## Begin Information supplied

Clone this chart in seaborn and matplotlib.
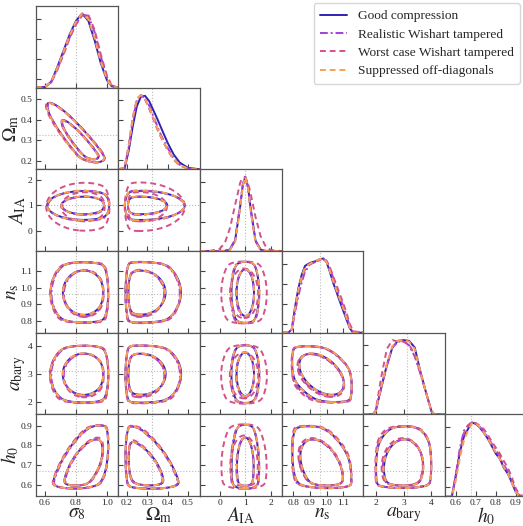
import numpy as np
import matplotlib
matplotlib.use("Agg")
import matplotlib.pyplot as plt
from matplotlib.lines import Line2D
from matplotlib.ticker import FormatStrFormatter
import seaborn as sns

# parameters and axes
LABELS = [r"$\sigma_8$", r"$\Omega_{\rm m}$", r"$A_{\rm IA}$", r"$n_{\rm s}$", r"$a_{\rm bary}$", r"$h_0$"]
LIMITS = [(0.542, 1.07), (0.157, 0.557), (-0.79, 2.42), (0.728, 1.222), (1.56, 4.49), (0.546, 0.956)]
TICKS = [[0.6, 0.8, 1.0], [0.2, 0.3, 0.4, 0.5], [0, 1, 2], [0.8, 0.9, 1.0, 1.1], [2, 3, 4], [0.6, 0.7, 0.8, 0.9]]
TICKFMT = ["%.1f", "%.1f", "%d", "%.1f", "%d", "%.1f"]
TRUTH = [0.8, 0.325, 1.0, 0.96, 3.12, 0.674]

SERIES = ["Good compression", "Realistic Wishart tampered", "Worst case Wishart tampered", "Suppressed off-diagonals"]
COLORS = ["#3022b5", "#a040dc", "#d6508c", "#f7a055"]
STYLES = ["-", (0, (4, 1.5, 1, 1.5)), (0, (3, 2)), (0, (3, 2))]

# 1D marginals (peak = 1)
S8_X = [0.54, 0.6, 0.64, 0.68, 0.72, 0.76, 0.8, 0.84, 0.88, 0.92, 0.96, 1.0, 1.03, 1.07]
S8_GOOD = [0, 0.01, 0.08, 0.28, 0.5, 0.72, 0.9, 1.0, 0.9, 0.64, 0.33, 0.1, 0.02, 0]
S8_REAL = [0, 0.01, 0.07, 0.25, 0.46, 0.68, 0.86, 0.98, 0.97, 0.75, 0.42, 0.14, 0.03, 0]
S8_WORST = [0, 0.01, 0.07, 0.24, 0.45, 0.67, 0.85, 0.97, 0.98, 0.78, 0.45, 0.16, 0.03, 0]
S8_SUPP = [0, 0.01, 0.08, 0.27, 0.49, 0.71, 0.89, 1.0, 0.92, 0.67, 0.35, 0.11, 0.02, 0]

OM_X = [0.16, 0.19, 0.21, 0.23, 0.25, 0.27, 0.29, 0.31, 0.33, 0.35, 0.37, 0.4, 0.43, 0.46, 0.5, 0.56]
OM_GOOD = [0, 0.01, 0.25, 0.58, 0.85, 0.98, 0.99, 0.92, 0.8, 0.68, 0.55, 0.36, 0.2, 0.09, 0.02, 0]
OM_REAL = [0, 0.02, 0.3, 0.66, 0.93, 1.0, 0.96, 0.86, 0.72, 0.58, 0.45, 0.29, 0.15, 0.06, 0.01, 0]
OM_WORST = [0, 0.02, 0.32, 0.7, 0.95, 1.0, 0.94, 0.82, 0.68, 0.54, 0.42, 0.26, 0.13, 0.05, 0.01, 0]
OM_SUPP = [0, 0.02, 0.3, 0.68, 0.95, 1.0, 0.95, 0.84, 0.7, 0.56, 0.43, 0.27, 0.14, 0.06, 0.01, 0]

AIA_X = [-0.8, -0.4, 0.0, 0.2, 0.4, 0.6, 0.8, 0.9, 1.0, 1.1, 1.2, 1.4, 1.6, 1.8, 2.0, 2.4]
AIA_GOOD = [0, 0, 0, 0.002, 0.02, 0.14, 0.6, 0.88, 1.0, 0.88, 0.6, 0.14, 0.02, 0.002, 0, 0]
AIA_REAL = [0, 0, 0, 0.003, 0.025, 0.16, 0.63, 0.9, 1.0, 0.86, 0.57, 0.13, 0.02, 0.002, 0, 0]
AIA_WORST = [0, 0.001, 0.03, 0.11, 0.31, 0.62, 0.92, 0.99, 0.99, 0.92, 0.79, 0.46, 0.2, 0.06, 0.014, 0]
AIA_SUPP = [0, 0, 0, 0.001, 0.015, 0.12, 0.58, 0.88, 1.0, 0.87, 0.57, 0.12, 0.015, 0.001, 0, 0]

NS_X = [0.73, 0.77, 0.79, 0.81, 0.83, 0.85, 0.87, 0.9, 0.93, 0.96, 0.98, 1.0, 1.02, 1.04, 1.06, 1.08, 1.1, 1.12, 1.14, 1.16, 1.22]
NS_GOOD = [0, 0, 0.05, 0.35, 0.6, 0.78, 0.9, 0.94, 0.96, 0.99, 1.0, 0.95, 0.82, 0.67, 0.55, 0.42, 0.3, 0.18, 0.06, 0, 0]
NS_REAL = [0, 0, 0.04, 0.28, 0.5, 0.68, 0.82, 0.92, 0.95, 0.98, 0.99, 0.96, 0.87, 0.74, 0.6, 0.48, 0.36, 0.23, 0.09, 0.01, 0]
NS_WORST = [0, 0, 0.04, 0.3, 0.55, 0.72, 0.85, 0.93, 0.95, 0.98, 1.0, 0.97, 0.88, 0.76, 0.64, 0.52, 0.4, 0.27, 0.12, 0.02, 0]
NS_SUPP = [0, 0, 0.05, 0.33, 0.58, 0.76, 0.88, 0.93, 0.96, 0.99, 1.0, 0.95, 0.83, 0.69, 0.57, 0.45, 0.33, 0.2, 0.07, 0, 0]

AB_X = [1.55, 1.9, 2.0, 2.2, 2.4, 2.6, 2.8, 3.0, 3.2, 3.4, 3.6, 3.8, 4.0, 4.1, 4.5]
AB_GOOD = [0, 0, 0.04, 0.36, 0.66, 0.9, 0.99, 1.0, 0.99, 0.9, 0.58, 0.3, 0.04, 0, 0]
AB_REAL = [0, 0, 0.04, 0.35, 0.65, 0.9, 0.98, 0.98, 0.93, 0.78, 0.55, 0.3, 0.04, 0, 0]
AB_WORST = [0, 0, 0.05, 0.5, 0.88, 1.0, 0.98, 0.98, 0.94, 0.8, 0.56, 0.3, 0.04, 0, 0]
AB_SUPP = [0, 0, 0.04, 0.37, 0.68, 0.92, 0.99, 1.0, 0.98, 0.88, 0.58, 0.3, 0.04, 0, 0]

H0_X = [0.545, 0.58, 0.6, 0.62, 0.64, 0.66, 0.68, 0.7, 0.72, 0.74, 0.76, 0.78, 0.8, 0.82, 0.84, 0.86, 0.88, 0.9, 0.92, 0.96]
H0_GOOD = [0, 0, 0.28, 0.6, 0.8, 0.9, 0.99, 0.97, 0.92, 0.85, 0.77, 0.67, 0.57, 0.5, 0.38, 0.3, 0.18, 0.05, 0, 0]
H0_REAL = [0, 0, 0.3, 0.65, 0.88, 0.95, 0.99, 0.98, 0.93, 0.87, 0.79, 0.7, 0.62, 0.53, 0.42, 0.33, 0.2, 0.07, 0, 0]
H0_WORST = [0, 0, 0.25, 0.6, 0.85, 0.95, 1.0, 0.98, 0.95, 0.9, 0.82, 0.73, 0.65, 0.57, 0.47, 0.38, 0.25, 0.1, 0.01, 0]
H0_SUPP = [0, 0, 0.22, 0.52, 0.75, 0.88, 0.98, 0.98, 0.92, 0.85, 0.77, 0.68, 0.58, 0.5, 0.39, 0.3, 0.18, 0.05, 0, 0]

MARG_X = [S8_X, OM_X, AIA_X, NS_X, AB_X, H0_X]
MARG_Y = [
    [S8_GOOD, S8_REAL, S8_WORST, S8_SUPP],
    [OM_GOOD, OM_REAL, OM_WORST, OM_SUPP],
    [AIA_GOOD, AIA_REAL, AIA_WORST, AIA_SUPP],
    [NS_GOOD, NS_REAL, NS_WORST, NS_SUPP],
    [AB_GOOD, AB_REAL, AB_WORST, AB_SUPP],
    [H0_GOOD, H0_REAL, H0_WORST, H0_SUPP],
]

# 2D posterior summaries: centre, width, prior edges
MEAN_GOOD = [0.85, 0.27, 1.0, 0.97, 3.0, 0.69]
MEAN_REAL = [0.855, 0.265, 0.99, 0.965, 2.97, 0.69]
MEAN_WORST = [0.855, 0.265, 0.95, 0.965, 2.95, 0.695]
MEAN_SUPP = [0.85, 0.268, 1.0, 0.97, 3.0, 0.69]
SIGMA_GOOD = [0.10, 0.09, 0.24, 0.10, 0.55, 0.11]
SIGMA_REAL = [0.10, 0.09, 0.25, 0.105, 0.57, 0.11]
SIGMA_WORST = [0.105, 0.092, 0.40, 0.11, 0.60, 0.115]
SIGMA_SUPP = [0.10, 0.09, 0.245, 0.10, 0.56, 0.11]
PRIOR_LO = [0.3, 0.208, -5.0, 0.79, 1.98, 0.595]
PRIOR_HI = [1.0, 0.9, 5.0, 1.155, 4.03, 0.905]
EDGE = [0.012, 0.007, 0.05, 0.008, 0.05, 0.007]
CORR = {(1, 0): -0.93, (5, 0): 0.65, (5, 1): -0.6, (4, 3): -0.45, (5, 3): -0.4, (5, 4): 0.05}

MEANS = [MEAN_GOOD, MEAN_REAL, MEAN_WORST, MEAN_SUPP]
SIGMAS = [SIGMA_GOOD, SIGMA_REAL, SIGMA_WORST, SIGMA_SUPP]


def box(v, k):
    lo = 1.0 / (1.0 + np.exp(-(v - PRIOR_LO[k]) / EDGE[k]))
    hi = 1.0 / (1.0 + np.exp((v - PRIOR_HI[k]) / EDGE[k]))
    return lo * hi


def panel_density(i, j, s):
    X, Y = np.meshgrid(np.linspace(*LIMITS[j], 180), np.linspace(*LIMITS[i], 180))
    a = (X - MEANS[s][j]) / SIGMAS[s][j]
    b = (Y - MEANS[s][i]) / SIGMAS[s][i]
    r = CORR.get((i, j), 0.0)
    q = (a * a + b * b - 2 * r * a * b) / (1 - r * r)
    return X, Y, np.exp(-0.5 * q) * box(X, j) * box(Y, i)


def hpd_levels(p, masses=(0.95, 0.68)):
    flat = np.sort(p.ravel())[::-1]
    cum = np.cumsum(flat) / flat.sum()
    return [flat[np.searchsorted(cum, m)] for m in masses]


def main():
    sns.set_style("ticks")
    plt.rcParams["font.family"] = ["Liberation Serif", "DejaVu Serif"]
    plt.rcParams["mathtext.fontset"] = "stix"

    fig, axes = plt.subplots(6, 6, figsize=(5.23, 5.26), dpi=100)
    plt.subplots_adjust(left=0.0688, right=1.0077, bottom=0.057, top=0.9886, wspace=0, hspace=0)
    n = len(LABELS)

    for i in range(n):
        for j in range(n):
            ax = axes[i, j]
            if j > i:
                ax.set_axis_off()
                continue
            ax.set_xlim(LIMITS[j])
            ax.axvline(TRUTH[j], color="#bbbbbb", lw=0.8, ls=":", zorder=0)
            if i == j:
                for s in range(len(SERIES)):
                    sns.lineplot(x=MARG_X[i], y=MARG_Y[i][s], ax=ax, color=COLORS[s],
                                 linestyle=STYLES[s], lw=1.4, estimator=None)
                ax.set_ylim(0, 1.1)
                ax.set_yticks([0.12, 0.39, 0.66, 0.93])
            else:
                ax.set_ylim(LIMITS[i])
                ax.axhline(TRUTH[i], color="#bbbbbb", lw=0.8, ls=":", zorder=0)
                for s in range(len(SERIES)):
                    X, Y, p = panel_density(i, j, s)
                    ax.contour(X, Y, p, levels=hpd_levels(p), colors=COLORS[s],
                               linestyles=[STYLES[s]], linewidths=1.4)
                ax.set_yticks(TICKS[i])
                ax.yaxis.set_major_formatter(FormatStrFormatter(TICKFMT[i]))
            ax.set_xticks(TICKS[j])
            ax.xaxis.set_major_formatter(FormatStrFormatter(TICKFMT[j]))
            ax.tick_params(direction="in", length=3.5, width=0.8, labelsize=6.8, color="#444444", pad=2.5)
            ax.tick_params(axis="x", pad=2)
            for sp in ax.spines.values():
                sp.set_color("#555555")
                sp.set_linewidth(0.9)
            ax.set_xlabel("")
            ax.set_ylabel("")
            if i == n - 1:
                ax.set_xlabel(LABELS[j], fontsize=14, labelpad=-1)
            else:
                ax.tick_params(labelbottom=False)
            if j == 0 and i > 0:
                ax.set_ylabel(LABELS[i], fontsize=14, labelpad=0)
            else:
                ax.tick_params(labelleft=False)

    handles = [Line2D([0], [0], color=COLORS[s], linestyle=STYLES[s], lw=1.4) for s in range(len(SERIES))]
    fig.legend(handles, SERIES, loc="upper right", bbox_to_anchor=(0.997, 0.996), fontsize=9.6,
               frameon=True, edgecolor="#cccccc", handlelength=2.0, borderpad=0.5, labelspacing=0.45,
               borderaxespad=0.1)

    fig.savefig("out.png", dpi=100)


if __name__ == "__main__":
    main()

## End Information supplied

Short task — Return from the data every line that holds "matplotlib".

Correct output —
Clone this chart in seaborn and matplotlib.
import matplotlib
matplotlib.use("Agg")
import matplotlib.pyplot as plt
from matplotlib.lines import Line2D
from matplotlib.ticker import FormatStrFormatter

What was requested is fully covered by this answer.